=== Supplied data ===
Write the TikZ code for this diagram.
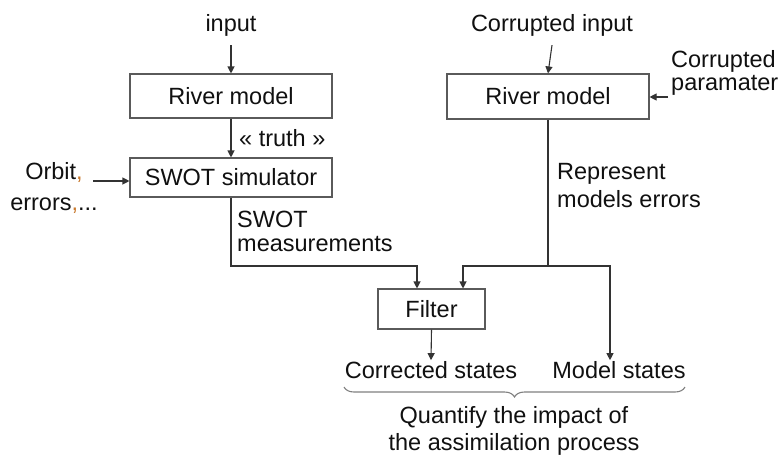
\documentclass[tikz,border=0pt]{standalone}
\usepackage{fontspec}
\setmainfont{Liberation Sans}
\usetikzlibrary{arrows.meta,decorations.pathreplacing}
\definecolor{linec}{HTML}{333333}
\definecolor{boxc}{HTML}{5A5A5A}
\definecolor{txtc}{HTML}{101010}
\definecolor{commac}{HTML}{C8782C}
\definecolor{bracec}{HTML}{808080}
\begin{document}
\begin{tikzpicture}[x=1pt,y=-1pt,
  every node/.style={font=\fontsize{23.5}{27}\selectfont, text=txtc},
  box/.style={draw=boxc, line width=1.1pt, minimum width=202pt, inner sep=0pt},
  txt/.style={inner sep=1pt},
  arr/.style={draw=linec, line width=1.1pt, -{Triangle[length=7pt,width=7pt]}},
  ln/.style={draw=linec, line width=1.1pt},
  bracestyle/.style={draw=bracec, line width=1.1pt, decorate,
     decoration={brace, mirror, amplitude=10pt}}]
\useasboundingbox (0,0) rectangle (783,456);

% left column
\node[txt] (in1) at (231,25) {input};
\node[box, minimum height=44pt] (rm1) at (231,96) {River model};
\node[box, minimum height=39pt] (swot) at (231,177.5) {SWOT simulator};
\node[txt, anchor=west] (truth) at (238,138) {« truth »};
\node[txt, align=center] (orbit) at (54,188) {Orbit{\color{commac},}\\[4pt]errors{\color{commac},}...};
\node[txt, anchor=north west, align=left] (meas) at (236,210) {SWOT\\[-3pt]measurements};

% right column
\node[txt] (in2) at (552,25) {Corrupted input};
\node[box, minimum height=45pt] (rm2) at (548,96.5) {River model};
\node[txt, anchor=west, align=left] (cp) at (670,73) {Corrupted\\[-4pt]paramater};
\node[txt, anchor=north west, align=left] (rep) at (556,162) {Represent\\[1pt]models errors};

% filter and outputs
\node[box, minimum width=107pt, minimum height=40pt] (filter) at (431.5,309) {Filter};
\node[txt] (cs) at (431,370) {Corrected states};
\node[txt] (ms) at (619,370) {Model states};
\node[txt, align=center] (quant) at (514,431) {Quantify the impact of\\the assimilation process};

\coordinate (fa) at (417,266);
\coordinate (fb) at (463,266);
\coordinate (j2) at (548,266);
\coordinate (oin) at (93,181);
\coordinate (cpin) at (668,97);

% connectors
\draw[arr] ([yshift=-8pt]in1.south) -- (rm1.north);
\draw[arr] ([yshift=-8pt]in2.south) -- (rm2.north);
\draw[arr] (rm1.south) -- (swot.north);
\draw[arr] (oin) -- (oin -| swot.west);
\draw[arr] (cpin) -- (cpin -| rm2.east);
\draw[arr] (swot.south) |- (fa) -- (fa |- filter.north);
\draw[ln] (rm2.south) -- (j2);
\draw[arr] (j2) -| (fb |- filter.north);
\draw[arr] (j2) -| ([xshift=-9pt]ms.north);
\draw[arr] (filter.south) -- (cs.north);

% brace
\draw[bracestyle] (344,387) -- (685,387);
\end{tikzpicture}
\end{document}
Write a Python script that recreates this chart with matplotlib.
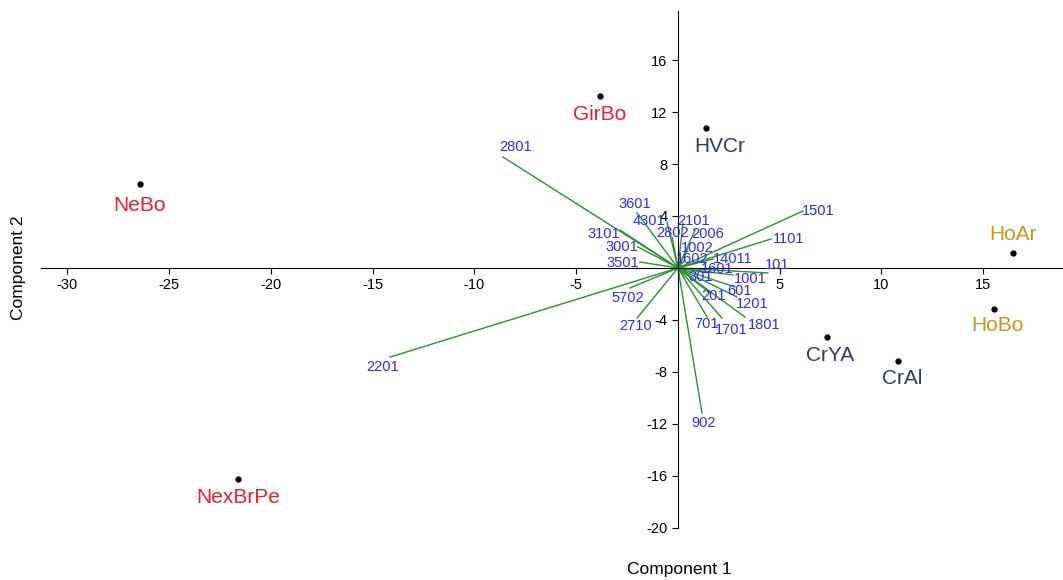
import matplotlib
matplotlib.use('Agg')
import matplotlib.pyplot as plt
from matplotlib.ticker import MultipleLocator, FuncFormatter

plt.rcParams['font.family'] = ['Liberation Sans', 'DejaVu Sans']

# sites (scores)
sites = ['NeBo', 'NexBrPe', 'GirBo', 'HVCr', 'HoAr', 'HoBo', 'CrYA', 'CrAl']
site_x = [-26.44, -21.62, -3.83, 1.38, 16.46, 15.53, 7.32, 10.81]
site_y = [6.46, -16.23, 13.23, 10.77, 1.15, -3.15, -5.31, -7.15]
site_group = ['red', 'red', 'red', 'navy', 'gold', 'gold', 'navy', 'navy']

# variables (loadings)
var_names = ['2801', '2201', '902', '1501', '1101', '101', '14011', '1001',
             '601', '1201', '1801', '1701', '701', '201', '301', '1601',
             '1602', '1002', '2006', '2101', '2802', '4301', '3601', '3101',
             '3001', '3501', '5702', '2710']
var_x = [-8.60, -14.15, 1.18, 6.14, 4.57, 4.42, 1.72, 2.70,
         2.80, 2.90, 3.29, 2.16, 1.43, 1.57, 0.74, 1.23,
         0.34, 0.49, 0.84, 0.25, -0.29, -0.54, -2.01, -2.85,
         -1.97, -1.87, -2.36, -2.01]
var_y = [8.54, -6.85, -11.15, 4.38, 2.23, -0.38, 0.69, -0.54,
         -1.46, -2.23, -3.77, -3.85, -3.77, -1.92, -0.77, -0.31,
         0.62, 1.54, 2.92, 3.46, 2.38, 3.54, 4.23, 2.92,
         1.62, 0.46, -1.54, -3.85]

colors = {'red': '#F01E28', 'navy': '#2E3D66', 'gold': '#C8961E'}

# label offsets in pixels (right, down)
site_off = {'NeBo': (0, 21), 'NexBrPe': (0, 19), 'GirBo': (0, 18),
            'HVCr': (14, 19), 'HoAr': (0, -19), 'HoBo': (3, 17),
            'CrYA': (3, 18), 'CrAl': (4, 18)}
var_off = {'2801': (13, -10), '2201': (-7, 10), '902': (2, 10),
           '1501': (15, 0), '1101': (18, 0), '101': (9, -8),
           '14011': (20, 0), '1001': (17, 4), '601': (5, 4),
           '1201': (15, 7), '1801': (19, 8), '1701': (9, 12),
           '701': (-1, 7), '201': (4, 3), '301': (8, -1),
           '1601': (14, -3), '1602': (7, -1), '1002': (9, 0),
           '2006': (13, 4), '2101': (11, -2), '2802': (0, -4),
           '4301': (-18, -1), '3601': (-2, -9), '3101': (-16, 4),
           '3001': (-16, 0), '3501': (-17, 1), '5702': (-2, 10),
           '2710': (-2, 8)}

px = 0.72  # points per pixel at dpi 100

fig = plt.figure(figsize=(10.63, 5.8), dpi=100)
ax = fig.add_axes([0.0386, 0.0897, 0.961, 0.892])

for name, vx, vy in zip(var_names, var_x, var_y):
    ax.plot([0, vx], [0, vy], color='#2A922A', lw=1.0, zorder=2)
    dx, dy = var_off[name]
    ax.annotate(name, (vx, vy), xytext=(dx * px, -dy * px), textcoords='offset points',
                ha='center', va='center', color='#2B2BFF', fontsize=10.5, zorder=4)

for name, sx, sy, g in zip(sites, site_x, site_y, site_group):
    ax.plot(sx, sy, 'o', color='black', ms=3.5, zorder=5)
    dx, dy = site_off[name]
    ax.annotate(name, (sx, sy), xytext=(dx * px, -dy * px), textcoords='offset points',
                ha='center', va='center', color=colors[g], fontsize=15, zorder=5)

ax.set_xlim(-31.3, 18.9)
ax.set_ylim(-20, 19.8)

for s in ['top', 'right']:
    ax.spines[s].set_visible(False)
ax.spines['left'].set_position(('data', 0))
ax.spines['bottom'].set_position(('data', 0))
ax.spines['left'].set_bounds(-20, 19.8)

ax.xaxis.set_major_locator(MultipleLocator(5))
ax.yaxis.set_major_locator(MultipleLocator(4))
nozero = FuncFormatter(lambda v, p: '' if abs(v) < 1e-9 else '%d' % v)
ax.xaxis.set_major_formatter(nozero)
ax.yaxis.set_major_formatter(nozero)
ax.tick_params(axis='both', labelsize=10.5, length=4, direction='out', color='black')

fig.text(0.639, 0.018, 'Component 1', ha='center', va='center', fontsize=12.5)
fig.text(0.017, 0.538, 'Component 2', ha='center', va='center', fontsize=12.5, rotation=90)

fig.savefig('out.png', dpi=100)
===
### Exercise prompt
Skip every picture. Repeat the lines from the one with "Write a Python" through the one with "plt.rcParams['font.family'] = ['Liberation", both ends included.

### Complete answer
Write a Python script that recreates this chart with matplotlib.
import matplotlib
matplotlib.use('Agg')
import matplotlib.pyplot as plt
from matplotlib.ticker import MultipleLocator, FuncFormatter

plt.rcParams['font.family'] = ['Liberation Sans', 'DejaVu Sans']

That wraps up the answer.